►
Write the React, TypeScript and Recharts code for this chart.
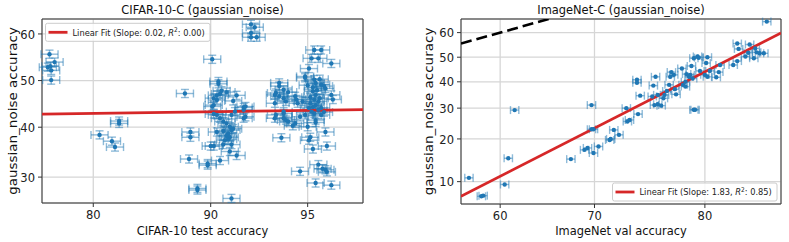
import React from "react";
import {
  ScatterChart,
  Scatter,
  XAxis,
  YAxis,
  CartesianGrid,
  ErrorBar,
  ReferenceLine,
  ReferenceArea,
} from "recharts";

// [clean test accuracy, gaussian_noise accuracy] in %
const cifarPoints = [
  [75.1, 55.7], [75.7, 54.0], [74.9, 52.9], [75.3, 52.2], [75.3, 50.1], [75.2, 53.1],
  [82.6, 41.3], [82.6, 40.8], [80.65, 38.4], [81.9, 37.1], [82.2, 35.9],
  [88.2, 47.2], [88.6, 39.0], [88.6, 37.9], [88.5, 33.5], [89.1, 27.9], [89.1, 27.6],
  [89.8, 32.6], [89.8, 32.3], [90.1, 54.6], [90.0, 36.1], [90.2, 36.1], [90.6, 33.2],
  [91.3, 26.1], [90.5, 49.8], [90.5, 49.3], [90.7, 47.8], [90.6, 47.1], [91.0, 47.5],
  [91.6, 46.8], [90.2, 44.7], [90.1, 44.4], [90.4, 45.8], [91.4, 45.6], [92.0, 44.2],
  [92.0, 43.7], [90.2, 42.8], [90.4, 42.6], [90.6, 41.9], [92.0, 41.9], [92.1, 42.2],
  [90.8, 41.2], [91.0, 40.8], [91.2, 40.1], [91.3, 39.4], [91.4, 39.7], [90.4, 39.0],
  [90.8, 39.2], [91.1, 38.7], [91.0, 38.2], [91.2, 37.9], [90.9, 37.3], [91.1, 37.5],
  [90.8, 36.4], [91.3, 36.4], [91.2, 35.0], [91.6, 34.2], [91.3, 42.6], [91.5, 43.3],
  [92.1, 44.4], [90.2, 46.2], [90.4, 46.8],
  [92.4, 62.0], [92.6, 61.4], [92.4, 60.2], [92.4, 59.3], [92.7, 59.3],
  [95.25, 56.6], [95.5, 56.6], [95.15, 54.8], [95.4, 54.8], [95.85, 53.7], [95.05, 52.6],
  [94.9, 50.9], [94.9, 50.6], [95.25, 50.2], [95.3, 49.5], [93.8, 49.5], [93.8, 48.8],
  [93.6, 46.9], [93.65, 47.3], [94.0, 48.0], [94.2, 47.5], [94.5, 46.6], [94.55, 45.9],
  [95.5, 49.1], [95.6, 48.8], [95.65, 48.3], [95.2, 47.7], [95.3, 46.9], [95.25, 45.9],
  [95.3, 44.7], [95.1, 45.1], [95.85, 46.9], [95.9, 45.9], [94.0, 46.2], [94.1, 45.5],
  [94.6, 45.1], [94.8, 45.5], [93.6, 45.1], [93.8, 46.6],
  [94.0, 43.3], [94.0, 41.9], [94.1, 41.5], [94.2, 41.2], [94.4, 40.3], [94.5, 40.8],
  [95.0, 40.1], [95.3, 41.5], [95.25, 42.9], [95.65, 39.0], [93.9, 37.8], [95.1, 37.9],
  [95.05, 37.3], [95.7, 36.1], [95.2, 35.5], [95.4, 32.4], [95.55, 31.6], [95.65, 31.4],
  [95.7, 31.0], [94.7, 31.1], [95.3, 28.9], [95.85, 28.5], [93.6, 41.9], [93.65, 42.6],
  [94.0, 42.9], [94.7, 42.2], [94.9, 42.6], [95.05, 44.1], [95.4, 43.7], [95.5, 44.1],
  [95.2, 48.5], [95.35, 47.9], [95.1, 46.4], [95.45, 46.2], [95.2, 44.3], [95.4, 45.5],
  [95.15, 43.3], [95.5, 42.6], [95.3, 41.0], [95.6, 43.2], [95.0, 49.0], [95.45, 50.3],
];

const imagenetPoints = [
  [56.5, 10.7], [58.1, 7.7], [57.9, 7.6], [60.5, 9.5], [60.9, 14.9], [61.6, 29.3],
  [67.6, 14.7], [69.0, 17.0], [69.3, 17.5], [69.9, 16.2], [70.4, 17.9], [69.7, 31.1],
  [69.7, 22.9], [69.9, 22.9], [71.5, 19.7], [71.6, 20.0], [71.9, 22.7], [72.4, 21.2],
  [73.4, 25.9], [73.2, 25.4], [74.2, 27.9], [73.1, 30.0], [74.4, 34.6], [74.1, 40.8],
  [74.1, 39.6], [75.5, 34.3], [76.0, 34.9], [75.7, 31.1], [76.0, 31.4], [76.3, 30.9],
  [75.6, 38.5], [75.8, 42.0], [76.5, 33.6], [76.6, 34.9], [77.0, 38.8], [76.8, 36.4],
  [77.2, 43.9], [77.4, 42.8], [77.1, 42.0], [77.6, 35.1], [77.5, 37.1], [78.1, 45.4],
  [78.2, 38.8], [78.4, 38.1], [78.5, 43.1], [78.7, 42.0], [78.8, 42.8], [79.0, 41.3],
  [78.4, 40.0], [78.9, 46.4], [79.1, 49.6], [79.4, 50.3], [79.5, 49.8], [79.1, 29.4],
  [79.2, 29.4], [79.6, 44.4], [80.1, 47.6], [80.2, 50.0], [80.0, 42.8], [80.2, 42.0],
  [80.4, 44.4], [80.9, 41.8], [81.1, 43.9], [81.2, 46.8], [82.2, 46.8], [82.5, 48.4],
  [82.5, 55.6], [82.6, 53.4], [83.1, 50.3], [83.3, 51.8], [83.7, 49.6], [83.9, 52.0],
  [84.1, 51.6], [84.4, 51.6], [84.6, 64.3], [83.8, 53.6], [83.4, 55.2],
];

const cifarXTicks = [80, 90, 95];
const cifarYTicks = [30, 40, 50, 60];
const imagenetXTicks = [60, 70, 80];
const imagenetYTicks = [10, 20, 30, 40, 50, 60];

// axis limits (%)
const cifarXLim = [74.2, 96.8];
const cifarYLim = [25.3, 63.1];
const imagenetXLim = [55.6, 85.55];
const imagenetYLim = [6.53, 65.3];

// linear fits in probit space
const cifarFit = { slope: 0.02, intercept: -0.195 };
const imagenetFit = { slope: 1.83, intercept: -1.69 };

// inverse normal CDF (Acklam)
function probit(p: number) {
  const a = [-39.69683028665376, 220.9460984245205, -275.9285104469687, 138.357751867269, -30.66479806614716, 2.506628277459239];
  const b = [-54.47609879822406, 161.5858368580409, -155.6989798598866, 66.80131188771972, -13.28068155288572];
  const c = [-0.007784894002430293, -0.3223964580411365, -2.400758277161838, -2.549732539343734, 4.374664141464968, 2.938163982698783];
  const d = [0.007784695709041462, 0.3224671290700398, 2.445134137142996, 3.754408661907416];
  const plow = 0.02425;
  if (p < plow) {
    const q = Math.sqrt(-2 * Math.log(p));
    return (((((c[0] * q + c[1]) * q + c[2]) * q + c[3]) * q + c[4]) * q + c[5]) /
      ((((d[0] * q + d[1]) * q + d[2]) * q + d[3]) * q + 1);
  }
  if (p <= 1 - plow) {
    const q = p - 0.5;
    const r = q * q;
    return ((((((a[0] * r + a[1]) * r + a[2]) * r + a[3]) * r + a[4]) * r + a[5]) * q) /
      (((((b[0] * r + b[1]) * r + b[2]) * r + b[3]) * r + b[4]) * r + 1);
  }
  const q = Math.sqrt(-2 * Math.log(1 - p));
  return -(((((c[0] * q + c[1]) * q + c[2]) * q + c[3]) * q + c[4]) * q + c[5]) /
    ((((d[0] * q + d[1]) * q + d[2]) * q + d[3]) * q + 1);
}
const z = (acc: number) => probit(acc / 100);

const FONT = "DejaVu Sans";
const BLUE = "#1f77b4";
const RED = "#d62728";

const label = (labels: number[], v: number) => {
  const t = labels.find((l) => Math.abs(z(l) - v) < 1e-9);
  return t === undefined ? "" : String(t);
};

function Panel(props: any) {
  const { points, xLim, yLim, xTicks, yTicks, fit, diagonal, ex, ey, width, yAxisWidth, marginRight, xAxisHeight } = props;
  const data = points.map(([a, b]: number[]) => ({ x: z(a), y: z(b), ex, ey }));
  const x0 = z(xLim[0]);
  const x1 = z(xLim[1]);
  const y0 = z(yLim[0]);
  const y1 = z(yLim[1]);

  return (
    <ScatterChart width={width} height={242} margin={{ top: 19, right: marginRight, bottom: 0, left: 0 }}>
      <CartesianGrid stroke="#d6d6d6" strokeWidth={1.3} />
      <XAxis
        type="number"
        dataKey="x"
        domain={[x0, x1]}
        allowDataOverflow
        ticks={xTicks.map(z)}
        interval={0}
        height={xAxisHeight}
        axisLine={false}
        tickLine={{ stroke: "#333" }}
        tickSize={4}
        tickMargin={3}
        tick={(p: any) => (
          <text
            key={p.index}
            transform={`translate(${p.x},${p.y}) scale(0.9,1)`}
            textAnchor="middle"
            dy="0.71em"
            fontSize={12.8}
            fontFamily={FONT}
            fill="#222"
          >
            {label(xTicks, p.payload.value)}
          </text>
        )}
      />
      <YAxis
        type="number"
        dataKey="y"
        domain={[y0, y1]}
        allowDataOverflow
        ticks={yTicks.map(z)}
        interval={0}
        width={yAxisWidth}
        axisLine={false}
        tickLine={{ stroke: "#333" }}
        tickSize={4}
        tickMargin={3}
        tick={(p: any) => (
          <text
            key={p.index}
            transform={`translate(${p.x},${p.y}) scale(0.9,1)`}
            textAnchor="end"
            dy="0.36em"
            fontSize={12.8}
            fontFamily={FONT}
            fill="#222"
          >
            {label(yTicks, p.payload.value)}
          </text>
        )}
      />
      <Scatter
        data={data}
        dataKey="y"
        isAnimationActive={false}
        shape={(p: any) => <circle cx={p.cx} cy={p.cy} r={2.2} fill={BLUE} />}
      >
        <ErrorBar dataKey="ex" direction="x" width={4} stroke={BLUE} strokeOpacity={0.5} strokeWidth={1.4} />
        {ey > 0 && (
          <ErrorBar dataKey="ey" direction="y" width={4} stroke={BLUE} strokeOpacity={0.5} strokeWidth={1.4} />
        )}
      </Scatter>
      {diagonal && (
        <ReferenceLine
          segment={[{ x: x0, y: x0 }, { x: x1, y: x1 }]}
          stroke="#000"
          strokeWidth={2.6}
          strokeDasharray="11 5"
          ifOverflow="hidden"
        />
      )}
      <ReferenceLine
        segment={[
          { x: x0, y: fit.intercept + fit.slope * x0 },
          { x: x1, y: fit.intercept + fit.slope * x1 },
        ]}
        stroke={RED}
        strokeWidth={2.8}
        ifOverflow="hidden"
      />
      <ReferenceArea x1={x0} x2={x1} y1={y0} y2={y1} fill="none" stroke="#333" strokeWidth={1} ifOverflow="visible" />
    </ScatterChart>
  );
}

function LegendBox({ x, y, slope, r2 }: { x: number; y: number; slope: string; r2: string }) {
  return (
    <g>
      <rect x={x} y={y} width={164.5} height={18} rx={2} fill="#fff" fillOpacity={0.8} stroke="#ccc" strokeWidth={1} />
      <line x1={x + 3} x2={x + 22} y1={y + 9} y2={y + 9} stroke={RED} strokeWidth={2.8} />
      <text transform={`translate(${x + 27},${y + 12.3}) scale(0.88,1)`} fontSize={9.4} fontFamily={FONT} fill="#222">
        {`Linear Fit (Slope: ${slope}, `}
        <tspan fontStyle="italic">R</tspan>
        <tspan dy={-3.6} fontSize={6.6}>2</tspan>
        <tspan dy={3.6}>{`: ${r2})`}</tspan>
      </text>
    </g>
  );
}

export default function App() {
  return (
    <div style={{ position: "absolute", left: 0, top: 0, width: 789, height: 242, background: "#fff", overflow: "hidden" }}>
      <div style={{ position: "absolute", left: 0, top: 0 }}>
        <Panel
          points={cifarPoints}
          xLim={cifarXLim}
          yLim={cifarYLim}
          xTicks={cifarXTicks}
          yTicks={cifarYTicks}
          fit={cifarFit}
          diagonal={false}
          ex={0.032}
          ey={0.022}
          width={395}
          yAxisWidth={42}
          marginRight={32}
          xAxisHeight={39}
        />
      </div>
      <div style={{ position: "absolute", left: 400, top: 0 }}>
        <Panel
          points={imagenetPoints}
          xLim={imagenetXLim}
          yLim={imagenetYLim}
          xTicks={imagenetXTicks}
          yTicks={imagenetYTicks}
          fit={imagenetFit}
          diagonal={true}
          ex={0.012}
          ey={0}
          width={389}
          yAxisWidth={61}
          marginRight={8}
          xAxisHeight={38}
        />
      </div>
      <svg width={789} height={242} style={{ position: "absolute", left: 0, top: 0, pointerEvents: "none" }}>
        <g fontFamily={FONT} fill="#111">
          <text transform="translate(202.5,14.3) scale(0.88,1)" textAnchor="middle" fontSize={13}>
            CIFAR-10-C (gaussian_noise)
          </text>
          <text transform="translate(621,14.3) scale(0.88,1)" textAnchor="middle" fontSize={13}>
            ImageNet-C (gaussian_noise)
          </text>
          <text transform="translate(202.5,235) scale(0.88,1)" textAnchor="middle" fontSize={13}>
            CIFAR-10 test accuracy
          </text>
          <text transform="translate(621,235) scale(0.88,1)" textAnchor="middle" fontSize={13}>
            ImageNet val accuracy
          </text>
          <text transform="translate(17,111) scale(0.88,1) rotate(-90)" textAnchor="middle" fontSize={13.5}>
            gaussian_noise accuracy
          </text>
          <text transform="translate(433,111.5) scale(0.88,1) rotate(-90)" textAnchor="middle" fontSize={13.5}>
            gaussian_noise accuracy
          </text>
        </g>
        <LegendBox x={45.5} y={23.3} slope="0.02" r2="0.00" />
        <LegendBox x={612.5} y={183} slope="1.83" r2="0.85" />
      </svg>
    </div>
  );
}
◄
PROBLEM DESCRIPTION =
Isolate the lines above that contain the word "React" and copy them.

RESULT =
Write the React, TypeScript and Recharts code for this chart.
import React from "react";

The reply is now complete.